Optimal amplitude shading for arrays of irregularly spaced or non-coplanar elements

Abstract

The majority of optimal amplitude shading methods for arrays of irregularly spaced or non-coplanar elements rely on numerical optimizations and iterative techniques to compute the desired weighting function because analytic solutions generally do not exist. Optimality is meant here in the Dolph–Chebyshev sense to provide the narrowest mainlobe width for a given sidelobe level. A simpler and more efficient technique to compute the shading weights for arbitrary line array shapes or element spacings is presented and it is shown that it is sufficient to sample the optimal Dolph–Chebyshev window, computed for a uniform line array of equivalent aperture length, at the element position of the nonuniform array. Examples are given for narrow-band plane-wave beamforming with curved arrays in which phase compensation is achieved by projecting the elements on a line tangent to the array.
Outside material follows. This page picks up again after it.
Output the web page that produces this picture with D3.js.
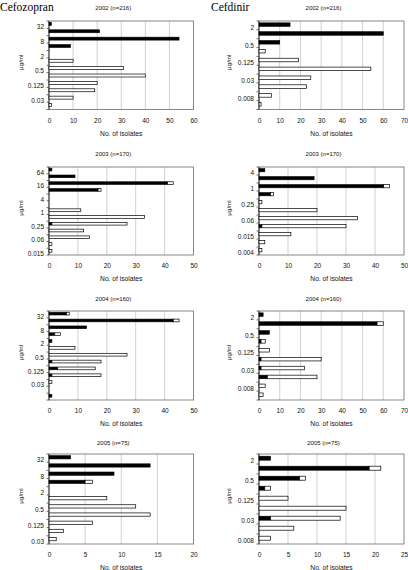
<!DOCTYPE html>
<html><head><meta charset="utf-8">
<script src="https://cdn.jsdelivr.net/npm/d3@7"></script>
<style>body{margin:0;background:#fff}svg{display:block}</style>
</head><body>
<script>
// ---------- DATA ----------
const drugNames = ["Cefozopran", "Cefdinir"];
const panelTitles = ["2002 (n=216)", "2003 (n=170)", "2004 (n=160)", "2005 (n=75)"];

const catsCfz2002 = ["32","16","8","4","2","1","0.5","0.25","0.125","0.06","0.03","0.015"];
const blackCfz2002 = [1,21,54,9,0,0,0,0,0,0,0,0];
const whiteCfz2002 = [0,0,0,0,0,10,31,40,20,19,10,1];
const labelsCfz2002 = ["32","8","2","0.5","0.125","0.03"];
const xTicksCfz2002 = [0,10,20,30,40,50,60];

const catsCfd2002 = ["2","1","0.5","0.25","0.125","0.06","0.03","0.015","0.008","0.004"];
const blackCfd2002 = [15,60,10,0,0,0,0,0,0,0];
const whiteCfd2002 = [0,0,0,3,19,54,25,23,6,1];
const labelsCfd2002 = ["2","0.5","0.125","0.03","0.008"];
const xTicksCfd2002 = [0,10,20,30,40,50,60,70];

const catsCfz2003 = ["64","32","16","8","4","2","1","0.5","0.25","0.125","0.06","0.03","0.015"];
const blackCfz2003 = [1,9,41,17,0,0,0,0,1,0,0,0,0];
const whiteCfz2003 = [0,0,2,1,0,0,11,33,26,12,14,1,1];
const labelsCfz2003 = ["64","16","4","1","0.25","0.06","0.015"];
const xTicksCfz2003 = [0,10,20,30,40,50];

const catsCfd2003 = ["4","2","1","0.5","0.25","0.125","0.06","0.03","0.015","0.008","0.004"];
const blackCfd2003 = [2,19,43,4,0,0,0,1,0,0,0];
const whiteCfd2003 = [0,0,2,1,1,20,34,29,11,2,1];
const labelsCfd2003 = ["4","1","0.25","0.06","0.015","0.004"];
const xTicksCfd2003 = [0,10,20,30,40,50];

const catsCfz2004 = ["32","16","8","4","2","1","0.5","0.25","0.125","0.06","0.03","0.015","0.008"];
const blackCfz2004 = [6,43,13,2,1,0,0,1,3,1,0,0,1];
const whiteCfz2004 = [1,2,0,2,0,9,27,17,13,17,1,0,0];
const labelsCfz2004 = ["32","8","2","0.5","0.125","0.03"];
const xTicksCfz2004 = [0,10,20,30,40,50];

const catsCfd2004 = ["2","1","0.5","0.25","0.125","0.06","0.03","0.015","0.008","0.004"];
const blackCfd2004 = [2,57,5,1,0,1,1,4,0,0];
const whiteCfd2004 = [0,3,0,2,5,29,21,24,3,2];
const labelsCfd2004 = ["2","0.5","0.125","0.03","0.008"];
const xTicksCfd2004 = [0,10,20,30,40,50,60,70];

const catsCfz2005 = ["32","16","8","4","2","1","0.5","0.25","0.125","0.06","0.03"];
const blackCfz2005 = [3,14,9,5,0,0,0,0,0,0,0];
const whiteCfz2005 = [0,0,0,1,0,8,12,14,6,2,1];
const labelsCfz2005 = ["32","8","2","0.5","0.125","0.03"];
const xTicksCfz2005 = [0,5,10,15,20];

const catsCfd2005 = ["2","1","0.5","0.25","0.125","0.06","0.03","0.015","0.008"];
const blackCfd2005 = [2,19,7,1,0,0,2,0,0];
const whiteCfd2005 = [0,2,1,1,5,15,12,6,2];
const labelsCfd2005 = ["2","0.5","0.125","0.03","0.008"];
const xTicksCfd2005 = [0,5,10,15,20,25];

const xAxisTitle = "No. of isolates";
const yAxisTitle = "\u03bcg/ml";

// ---------- LAYOUT ----------
const panels = [
  {row:0,col:0,cats:catsCfz2002,black:blackCfz2002,white:whiteCfz2002,labels:labelsCfz2002,xt:xTicksCfz2002},
  {row:0,col:1,cats:catsCfd2002,black:blackCfd2002,white:whiteCfd2002,labels:labelsCfd2002,xt:xTicksCfd2002},
  {row:1,col:0,cats:catsCfz2003,black:blackCfz2003,white:whiteCfz2003,labels:labelsCfz2003,xt:xTicksCfz2003},
  {row:1,col:1,cats:catsCfd2003,black:blackCfd2003,white:whiteCfd2003,labels:labelsCfd2003,xt:xTicksCfd2003},
  {row:2,col:0,cats:catsCfz2004,black:blackCfz2004,white:whiteCfz2004,labels:labelsCfz2004,xt:xTicksCfz2004},
  {row:2,col:1,cats:catsCfd2004,black:blackCfd2004,white:whiteCfd2004,labels:labelsCfd2004,xt:xTicksCfd2004},
  {row:3,col:0,cats:catsCfz2005,black:blackCfz2005,white:whiteCfz2005,labels:labelsCfz2005,xt:xTicksCfz2005},
  {row:3,col:1,cats:catsCfd2005,black:blackCfd2005,white:whiteCfd2005,labels:labelsCfd2005,xt:xTicksCfd2005}
];
const colX0 = [49, 259], colX1 = [193.5, 404];
const rowY0 = [21, 167, 311, 454], rowY1 = [109.5, 255, 400, 544];
const titleBase = [10.3, 156.3, 301.3, 444.5];
const yTitleX = [21, 229];
const sans = "'Liberation Sans', Arial, Helvetica, sans-serif";

const svg = d3.select("body").append("svg").attr("width", 408).attr("height", 570)
  .style("font-family", sans);

// drug names
svg.append("text").attr("x", 0).attr("y", 11).text(drugNames[0])
  .style("font-family", "'Liberation Serif', 'Times New Roman', serif").style("font-size", "11.5px");
svg.append("text").attr("x", 211).attr("y", 11).text(drugNames[1])
  .style("font-family", "'Liberation Serif', 'Times New Roman', serif").style("font-size", "11.5px");

panels.forEach(p => {
  const x0 = colX0[p.col], x1 = colX1[p.col], y0 = rowY0[p.row], y1 = rowY1[p.row];
  const x = d3.scaleLinear().domain([0, d3.max(p.xt)]).range([x0, x1]);
  const y = d3.scaleBand().domain(p.cats).range([y0, y1]);
  const g = svg.append("g");

  // gridlines
  g.selectAll("line.grid").data(p.xt.slice(1, -1)).join("line")
    .attr("x1", d => x(d)).attr("x2", d => x(d)).attr("y1", y0).attr("y2", y1)
    .attr("stroke", "#c4c4c4").attr("stroke-width", 0.8);

  // frame
  g.append("rect").attr("x", x0).attr("y", y0).attr("width", x1 - x0).attr("height", y1 - y0)
    .attr("fill", "none").attr("stroke", "#7a7a7a").attr("stroke-width", 0.9);
  g.append("line").attr("x1", x0).attr("x2", x0).attr("y1", y0).attr("y2", y1)
    .attr("stroke", "#333").attr("stroke-width", 0.9);

  // y ticks at band boundaries
  const bounds = p.cats.map(c => y(c)).concat([y1]);
  g.selectAll("line.yt").data(bounds).join("line")
    .attr("x1", x0 - 2.5).attr("x2", x0).attr("y1", d => d).attr("y2", d => d)
    .attr("stroke", "#333").attr("stroke-width", 0.7);

  // bars
  const bh = Math.max(2.6, y.bandwidth() * 0.4);
  const rows = p.cats.map((c, i) => ({c, b: p.black[i], w: p.white[i]}));
  g.selectAll("rect.blk").data(rows.filter(d => d.b > 0)).join("rect")
    .attr("x", x(0)).attr("y", d => y(d.c) + y.bandwidth() / 2 - 0.8 - bh / 2)
    .attr("width", d => x(d.b) - x(0)).attr("height", bh)
    .attr("fill", "#000").attr("stroke", "#000").attr("stroke-width", 0.6);
  g.selectAll("rect.wht").data(rows.filter(d => d.w > 0)).join("rect")
    .attr("x", d => x(d.b)).attr("y", d => y(d.c) + y.bandwidth() / 2 - 0.8 - bh / 2)
    .attr("width", d => x(d.b + d.w) - x(d.b)).attr("height", bh)
    .attr("fill", "#fff").attr("stroke", "#000").attr("stroke-width", 0.7);

  // y axis labels
  const ya = g.append("g").attr("transform", `translate(${x0},2.3)`)
    .call(d3.axisLeft(y).tickValues(p.labels).tickSize(0).tickPadding(5));
  ya.select(".domain").remove();
  ya.selectAll("text").style("font-size", "6.5px").style("font-family", sans).attr("fill", "#111");

  // x axis labels
  const xa = g.append("g").attr("transform", `translate(0,${y1})`)
    .call(d3.axisBottom(x).tickValues(p.xt).tickSize(0).tickPadding(8.7).tickFormat(d3.format("d")));
  xa.select(".domain").remove();
  xa.selectAll("text").style("font-size", "6.5px").style("font-family", sans).attr("fill", "#111");

  // titles
  g.append("text").attr("x", (x0 + x1) / 2 - 8).attr("y", titleBase[p.row])
    .attr("text-anchor", "middle").style("font-size", "6px").attr("fill", "#111")
    .text(panelTitles[p.row]);
  g.append("text").attr("x", (x0 + x1) / 2).attr("y", y1 + 26)
    .attr("text-anchor", "middle").style("font-size", "6.7px").attr("fill", "#111")
    .text(xAxisTitle);
  g.append("text").attr("transform", `translate(${yTitleX[p.col]},${(y0 + y1) / 2 - 3}) rotate(-90)`)
    .attr("text-anchor", "middle").attr("dy", "0.35em").style("font-size", "6.2px").attr("fill", "#111")
    .text(yAxisTitle);
});
</script>
</body></html>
For the same mainlobe width, the resulting peak sidelobe levels are within 3 dB of a 30-dB Dolph–Chebyshev weighted uniform line array of equal aperture length and number of elements. Results are presented for computer simulations and for data collected at sea with the Toroidal Volume Search Sonar by the Coastal Systems Station, Panama City, Florida. [Work sponsored by ONR-NRL (Contract No. N00014-96-1-G913).]